In December 1996, Pope John Paul II recognized the life and character of a former Haitian slave and New York City hairdresser, Pierre Toussaint. The Pope proclaimed him as the Venerable Pierre Toussaint, as part of the canonization process. Even during his own lifetime some people referred to him as “our Saint Pierre.”

Pierre was born in 1766 on the French island of Saint-Domingue (Haiti). The majority of enslaved Africans labored in the sugar cane fields, but Pierre was a domestic slave who provided daily comfort for Jacques and Marie Berard’s family. He learned to read and write and Jacques allowed the curious boy access to his library.

Unrest and uncertainty in Saint-Domingue before and during the Haitian Revolution caused many slave owners to depart the island with their slaves. The Berard family was among those who took flight to the United States. They brought five of their enslaved workers, including Pierre and his sister, Rosalie, to New York City in search of temporary refuge in 1787. Berard returned to Saint-Domingue in 1791 to check on his property, but he died there, leaving Marie widowed in New York.

While in New York, Pierre was apprenticed to a hairdresser. As a young man, he became highly proficient and in high demand. He earned enough money to take care of his widowed mistress, Marie. He even purchased the freedom of other slaves, including his future wife, Juliette Noel. It appears that he was committed to taking care of Marie and her new husband until her death in 1807. After her death, Pierre, then over the age of forty, was freed. He took the surname of Toussaint, likely in honor of Toussaint Louverture, the leader of the Haitian Revolution.
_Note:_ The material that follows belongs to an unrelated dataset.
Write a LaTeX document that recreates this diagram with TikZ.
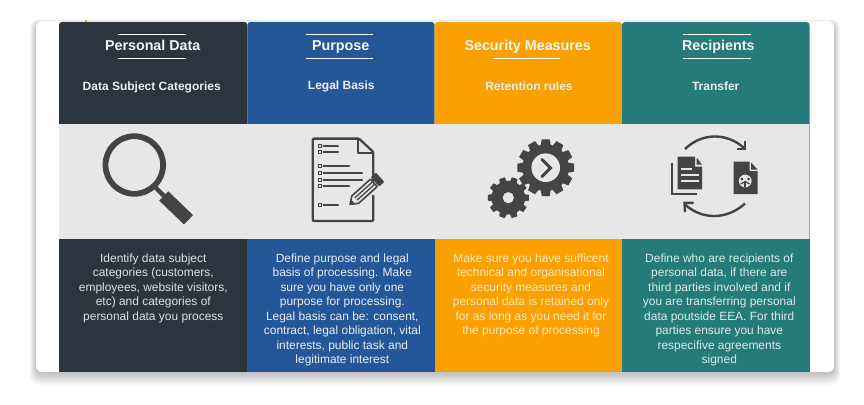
\documentclass[tikz,border=0pt]{standalone}
\usepackage{fontspec}
\setmainfont{Liberation Sans}
\usetikzlibrary{arrows.meta}
\definecolor{cdark}{HTML}{2C343D}
\definecolor{cblue}{HTML}{235797}
\definecolor{corange}{HTML}{FAA000}
\definecolor{cteal}{HTML}{257A7A}
\definecolor{cgrey}{HTML}{E7E7E7}
\definecolor{cicon}{HTML}{444444}
\tikzset{
  titletxt/.style={inner sep=0pt,anchor=base,font=\fontsize{14.3}{16}\selectfont\bfseries,text=white!96!black},
  subtxt/.style={inner sep=0pt,anchor=base,font=\fontsize{12}{14}\selectfont\bfseries,text=white!93!black},
  bodytxt/.style={inner sep=0pt,anchor=north,align=center,font=\fontsize{11.95}{14.5}\selectfont},
  bar/.style={draw=white,line width=1.3pt},
  iconline/.style={draw=cicon,line width=2.3pt},
}
\newcommand{\cogwheel}[4]{% x, y, radius, teeth
  \fill[cicon] (#1,#2) circle[radius=#3*0.82];
  \foreach \a in {1,...,#4}{
    \fill[cicon,shift={(#1,#2)},rotate=\a*360/#4]
      (#3*0.7,-#3*0.19) -- (#3,-#3*0.14) -- (#3,#3*0.14) -- (#3*0.7,#3*0.19) -- cycle;
  }
}
\newcommand{\headband}[3]{% left, right, colour
  \fill[#3] (#1,124) -- (#1,30) [rounded corners=3pt] -- (#1,22) -- (#2,22) [sharp corners] -- (#2,30) -- (#2,124) -- cycle;
}
\begin{document}
\begin{tikzpicture}[x=1pt,y=-1pt]
\useasboundingbox (0,0) rectangle (864,404);
\fill[white] (0,0) rectangle (864,404);
% soft shadow
\foreach \d in {12,11,...,0}{
  \fill[black,opacity=0.02,rounded corners=8pt]
    (36-\d*0.5,21-\d*0.3+2) rectangle (834+\d*0.5,372+\d+1);
}
% sheet
\fill[white,rounded corners=6pt] (36,21) rectangle (834,372);
% header bands
\headband{59}{247.4}{cdark}
\headband{247.4}{434.6}{cblue}
\headband{434.6}{622}{corange}
\headband{622}{809.5}{cteal}
\fill[corange!80!yellow] (84.6,20) rectangle (87,22);
% grey band
\fill[cgrey] (59,124) rectangle (809.5,239);
\draw[cteal!50!cgrey,line width=0.6pt] (809.5,124) -- (809.5,239);
% lower bands
\fill[cdark] (59,239) rectangle (247.4,372);
\fill[cblue] (247.4,239) rectangle (434.6,372);
\fill[corange] (434.6,239) rectangle (622,372);
\fill[cteal] (622,239) rectangle (809.5,372);
% title bars
\draw[bar] (118.3,34.7) -- (185.7,34.7) (118.3,58.3) -- (185.7,58.3);
\draw[bar] (305.7,34.7) -- (373.3,34.7) (305.7,58.3) -- (373.3,58.3);
\draw[bar] (492.7,58.3) -- (560,58.3);
\draw[bar] (683.3,34.7) -- (750.7,34.7) (683.3,58.3) -- (750.7,58.3);
% titles
\node[titletxt] (t1) at (152.7,51) {Personal Data};
\node[titletxt] (t2) at (340.7,51) {Purpose};
\node[titletxt] (t3) at (527.7,51) {Security Measures};
\node[titletxt] (t4) at (718.3,51) {Recipients};
\node[subtxt] (s1) at (151.7,90.3) {Data Subject Categories};
\node[subtxt] (s2) at (341.3,89.6) {Legal Basis};
\node[subtxt] (s3) at (529,90.3) {Retention rules};
\node[subtxt] (s4) at (715.7,90.3) {Transfer};
% body text
\node[bodytxt,text=white!88!black] (b1) at (153.3,253.6) {Identify data subject\\categories (customers,\\employees, website visitors,\\etc) and categories of\\personal data you process};
\node[bodytxt,text=white!90!cblue] (b2) at (342.3,253.6) {Define purpose and legal\\basis of processing. Make\\sure you have only one\\purpose for processing.\\Legal basis can be: consent,\\contract, legal obligation, vital\\interests, public task and\\legitimate interest};
\node[bodytxt,text=white!76!corange] (b3) at (531,253.6) {Make sure you have sufficent\\technical and organisational\\security measures and\\personal data is retained only\\for as long as you need it for\\the purpose of processing};
\node[bodytxt,text=white!85!cteal] (b4) at (719.3,253.6) {Define who are recipients of\\personal data, if there are\\third parties involved and if\\you are transferring personal\\data poutside EEA. For third\\parties ensure you have\\respecifive agreements\\signed};
% magnifier
\draw[cicon,line width=5.8pt] (134.3,165) circle[radius=28.8];
\draw[cicon,line width=4.5pt] (153,185) -- (166,198);
\draw[cicon,line width=13pt] (163.8,196) -- (188.5,219.8);
% document
\draw[iconline,line join=round,rounded corners=1pt]
  (373.3,181) -- (373.3,152) -- (359,138.6) -- (312.8,138.6) -- (312.8,221) -- (373.3,221) -- (373.3,195);
\draw[iconline,line width=2pt,line join=round] (358,138.6) -- (358,152.5) -- (373.3,152.5);
\foreach \yy/\xe in {146/338,152.3/338,166.3/349,173/362,179.8/362,186.3/349,204.6/338}{
  \draw[cicon,line width=2.2pt,line cap=round] (323.5,\yy) -- (\xe,\yy);
  \draw[cicon,line width=1pt,fill=cgrey] (318,\yy-1.6) rectangle (321,\yy+1.6);
}
% pencil
\begin{scope}[shift={(350,204.3)},rotate=42]
  \draw[cicon,line width=1.6pt,line join=round,fill=cgrey] (0,0) -- (7,-5) -- (32,-5) -- (32,5) -- (7,5) -- cycle;
  \fill[cicon] (0,0) -- (4,-2.8) -- (4,2.8) -- cycle;
  \draw[cicon,line width=1.3pt] (8,-1.6) -- (32,-1.6) (8,1.6) -- (32,1.6);
  \fill[cicon,rounded corners=1pt] (33.5,-6.3) rectangle (40.5,6.3);
\end{scope}
% gears
\cogwheel{545.7}{167.7}{28.4}{12}
\fill[cgrey] (545.7,167.7) circle[radius=14.3];
\draw[cicon,line width=3pt,line cap=round,line join=miter] (542,159.5) -- (550.5,168) -- (542,176.5);
\cogwheel{508.3}{197.7}{20.5}{10}
\fill[cgrey] (508.3,197.7) circle[radius=5.6];
% transfer arrows
\draw[cicon,line width=2.4pt] (685,149) .. controls (702,132.5) and (727,132.5) .. (744,148);
\draw[cicon,line width=2.4pt,line join=miter] (745.2,140.5) -- (745.2,149.2) -- (736.5,149.2);
\draw[cicon,line width=2.4pt] (745,203.5) .. controls (727,220) and (702,220) .. (685,204.5);
\draw[cicon,line width=2.4pt,line join=miter] (685,212) -- (684.5,202.8) -- (693.5,202.8);
% left documents
\draw[cicon,line width=2.2pt,line join=miter] (672.2,162.5) -- (672.2,194.3) -- (696.5,194.3);
\fill[cicon] (677.5,156.5) -- (695,156.5) -- (695,166.5) -- (702,166.5) -- (702,189.3) -- (677.5,189.3) -- cycle;
\fill[cicon] (696.5,157.5) -- (696.5,164.5) -- (702,164.5) -- cycle;
\foreach \yy/\xe in {169/692,175/699,181/699}{
  \fill[cgrey] (680.5,\yy-1) rectangle (\xe,\yy+1);
}
% right document
\fill[cicon] (733.5,161.5) -- (749.5,161.5) -- (749.5,171) -- (757.7,171) -- (757.7,194) -- (733.5,194) -- cycle;
\fill[cicon] (751,162.5) -- (751,169.5) -- (757.5,169.5) -- cycle;
\fill[cgrey] (745.2,181) circle[radius=6.4];
\fill[cicon] (741.9,179) circle[radius=1.5] (748.5,179) circle[radius=1.5];
\draw[cicon,line width=1.5pt] (745.2,180.5) -- (745.2,187) ;
\draw[cicon,line width=1.2pt] (740.8,184) -- (745.2,181.5) -- (749.6,184);
\end{tikzpicture}
\end{document}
Pierre Toussaint purchased a house in Manhattan. In 1811, he married Juliette, a Haitian woman. Pierre also purchased his sister’s freedom and adopted her daughter, Euphemia, following her mother’s death. Pierre and Juliette enrolled Euphemia in a New York school for black children. To prepare Euphemia for life in New York, Pierre mentored her in French and music lessons and taught her to write in French and English. Her papers survive in the New York public library. The Toussaint family was devastated by the death of Euphemia, when she died at the age of fourteen from tuberculosis.

As a devoted Catholic, Pierre and his family attended, St. Peter’s Church and he was a benefactor for a Roman Catholic Church that became St. Patrick’s Cathedral. Pierre was extremely charitable throughout his life to the Catholic Church and other institutions. The Toussaint family used their home to provide refuge for orphan children, whom they educated and taught trades. They also organized a credit bureau and employment agency. Pierre and Juliette were benefactors of the First New York City Catholic School for black children and the Oblate Sisters of Providence, a Catholic school in Baltimore established to educate black girls. Like Pierre, some of its founders and teachers were from Saint-Domingue. Since Pierre was fluent in French, he assisted French-speaking immigrants arriving in New York from Haiti.

Pierre and Juliette never stopped working to help other people until her death in 1851 and his death at the age of eighty-seven in 1853. Pierre was buried beside his wife and Euphemia in St. Patrick’s Old Cathedral cemetery in New York City.